Required work » Skip all pictures. Write out the data below from its first line through the line that contains "Chart.register(...registerables);".

>> start

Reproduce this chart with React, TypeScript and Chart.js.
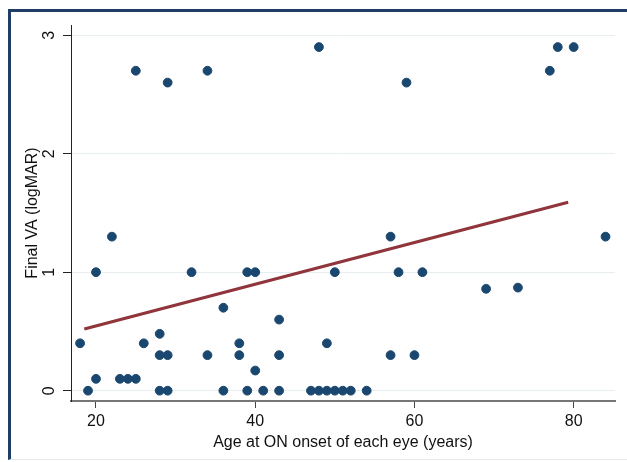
import React, { useEffect, useRef } from 'react';
import { Chart, registerables } from 'chart.js';

Chart.register(...registerables);

// Age at optic neuritis onset (years) and final visual acuity (logMAR)
const ageYears = [
  18, 19, 20, 20, 22, 23, 24, 25, 25, 26,
  28, 28, 28, 29, 29, 29, 32, 34, 34, 36,
  36, 38, 38, 39, 39, 40, 40, 41, 43, 43,
  43, 47, 48, 48, 49, 49, 50, 50, 51, 52,
  54, 57, 57, 58, 59, 60, 61, 69, 73, 77,
  78, 80, 84,
];
const finalVA = [
  0.4, 0, 0.1, 1.0, 1.3, 0.1, 0.1, 0.1, 2.7, 0.4,
  0.48, 0.3, 0, 0.3, 0, 2.6, 1.0, 0.3, 2.7, 0.7,
  0, 0.4, 0.3, 1.0, 0, 1.0, 0.17, 0, 0.6, 0.3,
  0, 0, 2.9, 0, 0, 0.4, 0, 1.0, 0, 0,
  0, 1.3, 0.3, 1.0, 2.6, 0.3, 1.0, 0.86, 0.87, 2.7,
  2.9, 2.9, 1.3,
];

// Linear fit line end points
const fitAge = [18.53, 79.31];
const fitVA = [0.521, 1.59];

const xTicks = [20, 40, 60, 80];
const yTicks = [0, 1, 2, 3];
const xTitle = 'Age at ON onset of each eye (years)';
const yTitle = 'Final VA (logMAR)';

const FONT = '"Liberation Sans", Arial, sans-serif';

const rotatedYLabels = {
  id: 'rotatedYLabels',
  afterDraw(chart: any) {
    const s = chart.scales.y;
    const ctx = chart.ctx;
    ctx.save();
    ctx.font = `16px ${FONT}`;
    ctx.fillStyle = '#111';
    ctx.textAlign = 'center';
    ctx.textBaseline = 'middle';
    yTicks.forEach((v) => {
      const py = s.getPixelForValue(v);
      ctx.save();
      ctx.translate(50, py);
      ctx.rotate(-Math.PI / 2);
      ctx.fillText(String(v), 0, 0);
      ctx.restore();
    });
    ctx.restore();
  },
};

export default function App() {
  const ref = useRef<HTMLCanvasElement | null>(null);

  useEffect(() => {
    if (!ref.current) return;
    const chart = new Chart(ref.current, {
      type: 'scatter',
      data: {
        datasets: [
          {
            type: 'line',
            data: fitAge.map((x, i) => ({ x, y: fitVA[i] })),
            borderColor: '#90353b',
            borderWidth: 3.2,
            pointRadius: 0,
            fill: false,
            order: 0,
          } as any,
          {
            type: 'scatter',
            data: ageYears.map((x, i) => ({ x, y: finalVA[i] })),
            backgroundColor: '#1a476f',
            borderColor: '#1a476f',
            borderWidth: 1,
            pointRadius: 4.4,
            order: 1,
          },
        ],
      },
      plugins: [rotatedYLabels],
      options: {
        responsive: false,
        animation: false,
        devicePixelRatio: 1,
        layout: { padding: { top: 25, right: 12, left: 0, bottom: 0 } },
        plugins: {
          legend: { display: false },
          tooltip: { enabled: false },
        },
        scales: {
          x: {
            type: 'linear',
            min: 16.86,
            max: 85.19,
            afterBuildTicks: (s: any) => {
              s.ticks = xTicks.map((v) => ({ value: v }));
            },
            afterFit: (s: any) => {
              s.height = 61;
            },
            ticks: {
              font: { family: FONT, size: 16 },
              color: '#111',
              padding: 4,
              maxRotation: 0,
              autoSkip: false,
            },
            grid: {
              drawOnChartArea: false,
              drawTicks: true,
              tickLength: 7,
              tickColor: '#444',
            },
            border: { display: true, color: '#777', width: 2 },
            title: {
              display: true,
              text: xTitle,
              font: { family: FONT, size: 16 },
              color: '#111',
              padding: { top: 0, bottom: 9.4 },
            },
          },
          y: {
            type: 'linear',
            min: -0.087,
            max: 3.086,
            afterBuildTicks: (s: any) => {
              s.ticks = yTicks.map((v) => ({ value: v }));
            },
            afterFit: (s: any) => {
              s.width = 71;
            },
            ticks: { display: false },
            grid: {
              color: '#e6eef0',
              lineWidth: 1,
              drawTicks: true,
              tickLength: 8,
              tickColor: '#222',
            },
            border: { display: true, color: '#222', width: 1 },
            title: {
              display: true,
              text: yTitle,
              font: { family: FONT, size: 16 },
              color: '#111',
              padding: { top: 23.4, bottom: 0 },
            },
          },
        },
      } as any,
    });
    return () => chart.destroy();
  }, []);

  return (
    <div style={{ position: 'absolute', left: 0, top: 0, width: 627, height: 462, background: '#fff' }}>
      <canvas ref={ref} width={627} height={462} style={{ display: 'block', width: 627, height: 462 }} />
      <div
        style={{
          position: 'absolute',
          left: 8,
          top: 9,
          width: 627 - 8,
          height: 460 - 9,
          borderLeft: '3px solid #1f3e66',
          borderTop: '3px solid #1f3e66',
          borderBottom: '1.5px solid #e4e9ed',
          boxSizing: 'border-box',
          pointerEvents: 'none',
        }}
      />
    </div>
  );
}
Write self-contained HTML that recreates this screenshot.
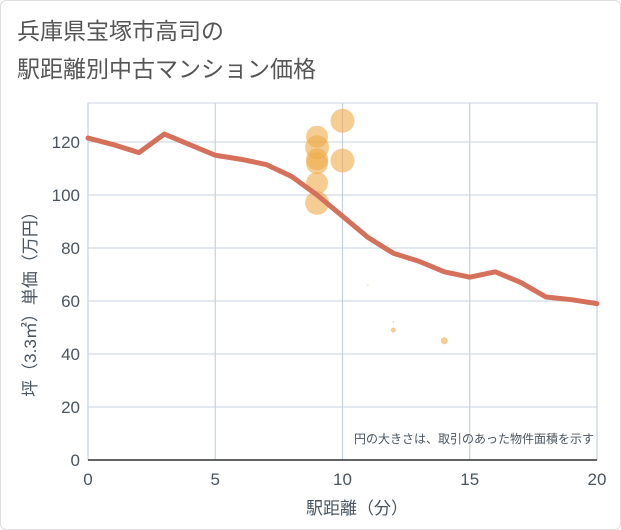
<!DOCTYPE html>
<html><head><meta charset="utf-8"><style>
body{margin:0;background:#fff;font-family:"Liberation Sans","Noto Sans CJK JP",sans-serif;}
.wrap{position:relative;width:619px;height:528px;border:1px solid #ddd;border-radius:6px;background:#fff;}
</style></head><body>
<div class="wrap">
<svg width="621" height="530" style="position:absolute;left:-1px;top:-1px">
<text x="17" y="39" font-size="23" fill="#555" font-family="Liberation Sans,Noto Sans CJK JP,sans-serif">兵庫県宝塚市高司の</text>
<text x="17" y="77" font-size="23" fill="#555" font-family="Liberation Sans,Noto Sans CJK JP,sans-serif">駅距離別中古マンション価格</text>
<g id="grid"></g>
<g id="marks"></g>
<text x="594" y="443" font-size="12" fill="#4a5560" text-anchor="end" font-family="Liberation Sans,Noto Sans CJK JP,sans-serif">円の大きさは、取引のあった物件面積を示す</text>
<text x="357" y="514" font-size="17" fill="#4a5560" text-anchor="middle" font-family="Liberation Sans,Noto Sans CJK JP,sans-serif">駅距離（分）</text>
<text transform="translate(36,300) rotate(-90)" font-size="17" fill="#4a5560" text-anchor="middle" font-family="Liberation Sans,Noto Sans CJK JP,sans-serif">坪（3.3㎡）単価（万円）</text>
</svg>
</div>
<script>
const xTicks=[0,5,10,15,20];
const yTicks=[0,20,40,60,80,100,120];
const lineX=[0,1,2,3,4,5,6,7,8,9,10,11,12,13,14,15,16,17,18,19,20];
const lineY=[121.5,119,116,123,119,115,113.5,111.5,107,100,92,84,78,75,71,69,71,67,61.5,60.5,59];
const bubX=[9,9,9,9,9,9,10,10,11,12,12,14];
const bubY=[97,104.5,112,113.5,118,122,113,128,66,52,49,45];
const bubR=[12,11,11,11,12,11,12,12,0.6,0.8,2.5,3.5];
const X0=88,X1=597,Y0=460,YT=103;
const sx=v=>X0+(v-0)/20*(X1-X0);
const sy=v=>Y0-v/120*(Y0-142);
const NS="http://www.w3.org/2000/svg";
const grid=document.getElementById('grid'),marks=document.getElementById('marks');
function mk(t,a,p){const e=document.createElementNS(NS,t);for(const k in a)e.setAttribute(k,a[k]);p.appendChild(e);return e;}
const frame=mk('rect',{x:X0,y:YT,width:X1-X0,height:Y0-YT,fill:'none',stroke:'#ccd6e0'},grid);


yTicks.forEach(v=>{const l=mk('line',{x1:X0,x2:X1,y1:sy(v),y2:sy(v),stroke:'#d3dce6','stroke-width':1.2},grid);


const t=mk('text',{x:X0-8,y:sy(v)+6,'text-anchor':'end','font-size':17,fill:'#4a5560'},grid);t.textContent=v;

});
xTicks.forEach(v=>{const l=mk('line',{x1:sx(v),x2:sx(v),y1:YT,y2:Y0,stroke:'#c5d2e0','stroke-width':1.2},grid);


const t=mk('text',{x:sx(v),y:Y0+25,'text-anchor':'middle','font-size':17,fill:'#4a5560'},grid);t.textContent=v;

});
const ax=mk('line',{x1:X0,x2:X1,y1:Y0,y2:Y0,stroke:'#333','stroke-width':1.5},grid);


bubX.forEach((v,i)=>{const c=mk('circle',{cx:sx(v),cy:sy(bubY[i]),r:bubR[i],fill:'#eeac4a','fill-opacity':0.6},marks);

});
const pl=mk('polyline',{points:lineX.map((v,i)=>sx(v)+','+sy(lineY[i])).join(' '),fill:'none',stroke:'#d5705a','stroke-width':5,'stroke-linejoin':'round','stroke-linecap':'round'},marks);


</script>
</body></html>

>> end

Result for this task »
Reproduce this chart with React, TypeScript and Chart.js.
import React, { useEffect, useRef } from 'react';
import { Chart, registerables } from 'chart.js';

Chart.register(...registerables);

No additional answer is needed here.